When dealing with sterile products, it is essential to put a robust contamination control strategy in place to show the effective prevention of product contamination, Azab confirms (8).“If this strategy confirms that the existing measures are sufficient to prevent contamination, the need for separate, dedicated equipment may not be necessary,” he says.
“To ensure the effective cleaning of equipment between products, it is essential to follow a structured procedure,” stresses El Azab. The first step is to map the process, he continues, which allows for the identification of potential sources of contamination and any variables that may affect the cleaning effectiveness and performance.
After mapping the process, manufacturers should gain an understanding of the contamination risks and then establish the appropriate corrective measures and associated controls that will need to be put into place, El Azab states. Then, pre-trial tests on a laboratory scale should be conducted, before the validation process, so that the optimal cleaning cycle can be established and any worst-case products identified, he adds.
Prior to starting the formal validation process, a trial should be performed when possible, and then the validation or verification runs can be executed as planned, El Azab highlights.
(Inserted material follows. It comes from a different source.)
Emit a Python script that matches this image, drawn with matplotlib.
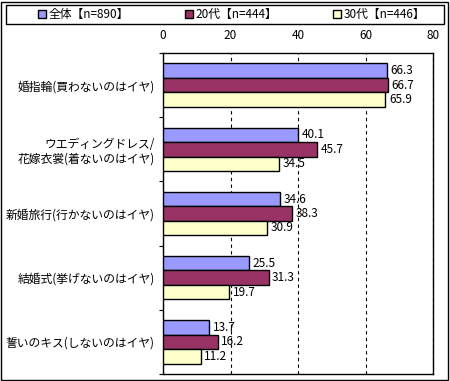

A comprehensive cleaning cycle and procedure should be developed, he notes, with particular attention paid to critical points aimed at preventing cleaning failures. “For instance, during visual inspection, a best practice is to provide the inspector (or operator performing the visual inspection) with a defined path to follow,” El Azab says.
Final practices that should be adhered to include ensuring that personnel operating and cleaning the equipment are adequately trained to be able to perform the relevant procedures, and continuously assessing and monitoring cleaning performance over time, improving procedures where necessary, El Azab states. “In some cases (e.g., API manufacturing), the monitoring may require direct sampling after a routine cleaning of the equipment between product change over (9), except if properly justified based on historical data and assurance of the measures and controls in place preventing possible cross-contamination,” he asserts.
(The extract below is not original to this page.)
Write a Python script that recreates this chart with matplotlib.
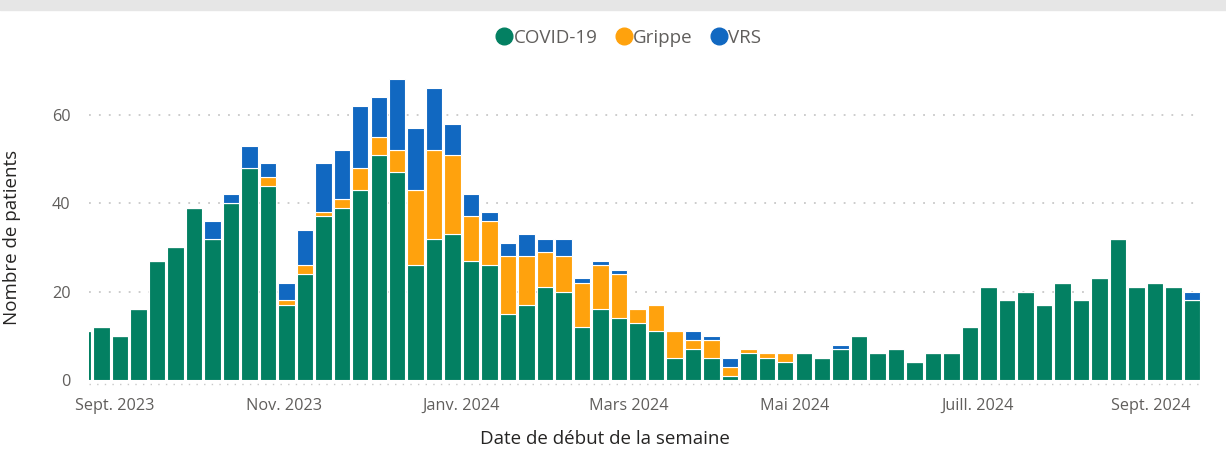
import matplotlib
matplotlib.use("Agg")
import matplotlib.pyplot as plt
from matplotlib.lines import Line2D
from matplotlib.patches import Rectangle
import numpy as np

plt.rcParams['font.family'] = ['Open Sans', 'DejaVu Sans']

# Weekly counts (first entry is a partially clipped week at the left edge)
covid = [11,
         12, 10, 16, 27, 30, 39, 32, 40, 48, 44,
         17, 24, 37, 39, 43, 51, 47, 26, 32, 33,
         27, 26, 15, 17, 21, 20, 12, 16, 14, 13,
         11, 5, 7, 5, 1, 6, 5, 4, 6, 5,
         7, 10, 6, 7, 4, 6, 6, 12, 21, 18,
         20, 17, 22, 18, 23, 32, 21, 22, 21, 18]
grippe = [0,
          0, 0, 0, 0, 0, 0, 0, 0, 0, 2,
          1, 2, 1, 2, 5, 4, 5, 17, 20, 18,
          10, 10, 13, 11, 8, 8, 10, 10, 10, 3,
          6, 6, 2, 4, 2, 1, 1, 2, 0, 0,
          0, 0, 0, 0, 0, 0, 0, 0, 0, 0,
          0, 0, 0, 0, 0, 0, 0, 0, 0, 0]
vrs = [0,
       0, 0, 0, 0, 0, 0, 4, 2, 5, 3,
       4, 8, 11, 11, 14, 9, 16, 14, 14, 7,
       5, 2, 3, 5, 3, 4, 1, 1, 1, 0,
       0, 0, 2, 1, 2, 0, 0, 0, 0, 0,
       1, 0, 0, 0, 0, 0, 0, 0, 0, 0,
       0, 0, 0, 0, 0, 0, 0, 0, 0, 2]

month_labels = ["Sept. 2023", "Nov. 2023", "Janv. 2024", "Mars 2024",
                "Mai 2024", "Juill. 2024", "Sept. 2024"]
month_pos = [1.73, 10.88, 20.45, 29.54, 38.52, 48.38, 57.8]

series_names = ["COVID-19", "Grippe", "VRS"]
colors = ["#038062", "#FFA20D", "#1168C1"]

W, H = 1226, 449
fig = plt.figure(figsize=(W/100, H/100), dpi=100)
fig.patches.append(Rectangle((0, 1 - 10/H), 1, 10/H, transform=fig.transFigure,
                             color="#E6E6E6", zorder=0))

ax = fig.add_axes([88.6/W, (H-380)/H, (1200.5-88.6)/W, (380-70.6)/H])
x = np.arange(len(covid))
c = np.array(covid); g = np.array(grippe); v = np.array(vrs)
bw = 0.89
ax.bar(x, c, width=bw, color=colors[0], edgecolor="white", linewidth=0.8, zorder=3)
ax.bar(x, g, width=bw, bottom=c, color=colors[1], edgecolor="white", linewidth=0.8, zorder=3)
ax.bar(x, v, width=bw, bottom=c+g, color=colors[2], edgecolor="white", linewidth=0.8, zorder=3)

ax.set_xlim(0.3, 60.47)
ax.set_ylim(0, 70)
ax.set_yticks([0, 20, 40, 60])
for yv in [20, 40, 60]:
    ax.axhline(yv, color="#C8C8C8", linewidth=1.3, linestyle=(0, (1, 4.5)), zorder=1)
ax.axhline(-0.9, color="#C8C8C8", linewidth=1.0, linestyle=(0, (1, 4.5)), zorder=1, clip_on=False)

ax.set_xticks(month_pos)
ax.set_xticklabels(month_labels)
ax.tick_params(axis='both', length=0, colors="#605E5C", labelsize=11.7)
ax.tick_params(axis='x', pad=13)
ax.tick_params(axis='y', pad=13)
for s in ax.spines.values():
    s.set_visible(False)

fig.text(12/W, 1 - 237/H, "Nombre de patients", rotation=90, ha="center", va="center",
         fontsize=13.5, color="#252423")
fig.text(605/W, 1 - 439/H, "Date de début de la semaine", ha="center", va="center",
         fontsize=13.5, color="#252423")

handles = [Line2D([0], [0], marker='o', linestyle='', markersize=12,
                  markerfacecolor=col, markeredgecolor=col) for col in colors]
leg = fig.legend(handles, series_names, loc="center", bbox_to_anchor=(628/W, 1 - 38/H),
                 ncol=3, frameon=False, fontsize=13.5, handletextpad=0.0,
                 columnspacing=0.9, handlelength=1.0, labelcolor="#605E5C")

fig.savefig("out.png", dpi=100)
“Over the past few years, the [equipment cleaning] market has seen the emergence of various technologies aimed at supporting sustainable initiatives,” El Azab remarks. “These [technologies] include rotary jet heads and devices for cleaning the underside of tank agitators, and improved formulated chemistries that reduce the cleaning cycle, water, and electricity consumption.”
Such technologies can also improve productivity, El Azab points out. For example, rotary jet heads can help “prevent product cross-contamination and preserve product quality” while devices designed to clean the underside of tank agitators can “eliminate confined space entry, making cleaning easier and boosting overall tank productivity,” he says.
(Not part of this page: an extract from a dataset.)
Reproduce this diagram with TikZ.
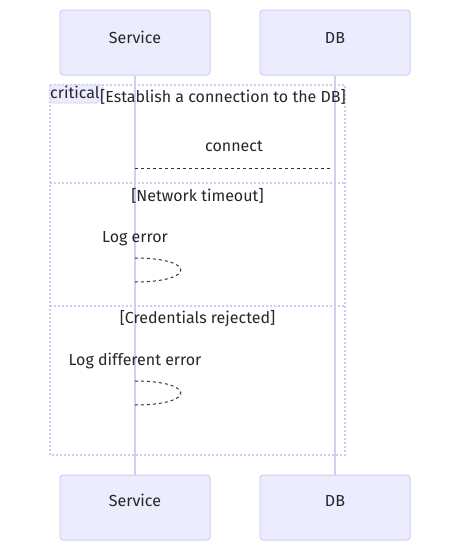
\documentclass[tikz,border=0pt]{standalone}
\usepackage{fontspec}
\setmainfont{Fira Sans}
\definecolor{actfill}{HTML}{ECECFF}
\definecolor{actline}{HTML}{D4CCF4}
\definecolor{lifec}{HTML}{D4CCF4}
\definecolor{framec}{HTML}{CCCCF0}
\definecolor{msgc}{HTML}{333333}
\begin{document}
\begin{tikzpicture}[x=1pt,y=-1pt,
  actor/.style={draw=actline,fill=actfill,rounded corners=3pt,line width=1pt,minimum width=150pt,minimum height=65pt,inner sep=0pt},
  life/.style={draw=lifec,line width=1.5pt},
  frame/.style={draw=framec,line width=2pt,dotted},
  msg/.style={draw=msgc,line width=1pt,dash pattern=on 3pt off 3pt},
  txt/.style={font=\fontsize{16}{19}\selectfont,text=black!85,inner sep=0pt}]
\useasboundingbox (0,0) rectangle (460,550);
% actors
\node[actor] (s1) at (135,42.5) {};
\node[actor] (d1) at (335,42.5) {};
\node[actor] (s2) at (135,507.5) {};
\node[actor] (d2) at (335,507.5) {};
\node[txt] (s1t) at (135,37.5) {Service};
\node[txt] (d1t) at (335,37.5) {DB};
\node[txt] (s2t) at (135,500.5) {Service};
\node[txt] (d2t) at (335,500.5) {DB};
\draw[life] (s1.south) -- (s2.north);
\draw[life] (d1.south) -- (d2.north);
% critical frame
\draw[frame] (50,85) rectangle (345,455);
\draw[frame] (50,183) -- (345,183);
\draw[frame] (50,306) -- (345,306);
\draw[draw=actline,fill=actfill,line width=0.8pt] (50,85) -- (103,85) -- (103,97) -- (97,103) -- (50,103) -- cycle;
\node[txt,anchor=west] (crit) at (50,92.5) {critical};
\node[txt] (t1) at (223,97) {[Establish a connection to the DB]};
% connect
\node[txt] (lc) at (234,146) {connect};
\coordinate (c1) at (135,168);
\coordinate (c2) at (332,168);
\draw[msg] (c1) -- (c2);
% network timeout
\node[txt] (t2) at (197.5,196) {[Network timeout]};
\node[txt] (l1) at (135,239) {Log error};
\coordinate (a1) at (135,258);
\coordinate (a2) at (135,282);
\draw[msg] (a1) .. controls (196,258) and (196,282) .. (a2);
% credentials rejected
\node[txt] (t3) at (197.5,319) {[Credentials rejected]};
\node[txt] (l2) at (135,361) {Log different error};
\coordinate (b1) at (135,381);
\coordinate (b2) at (135,405);
\draw[msg] (b1) .. controls (196,381) and (196,405) .. (b2);
\end{tikzpicture}
\end{document}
“Notably, some pharmaceutical companies have adopted the approach of treating and recycling wastewater to lower costs and meet sustainability goals,” El Azab reveals. By way of example, he highlights the method of vacuum evaporation that allowed a laboratory to recover more than 90% of the water for re-use (10), whereas other pharma manufacturers are using other solutions, such as oil water separators, ultrafiltration, and reverse osmosis.
“Ultimately,” El Azab summarizes, “implementing suitable cleaning practices and validation procedures is crucial to maintaining the integrity of the manufacturing process and ensuring the high quality of the final products.”
Felicity Thomas is senior editor of Pharmaceutical Technology®.
Vol. 47, No. 9
When referring to this article, please cite it as Thomas, F. Preserving Process Integrity: The Importance of Equipment Cleaning. Pharmaceutical Technology 2023 47(9).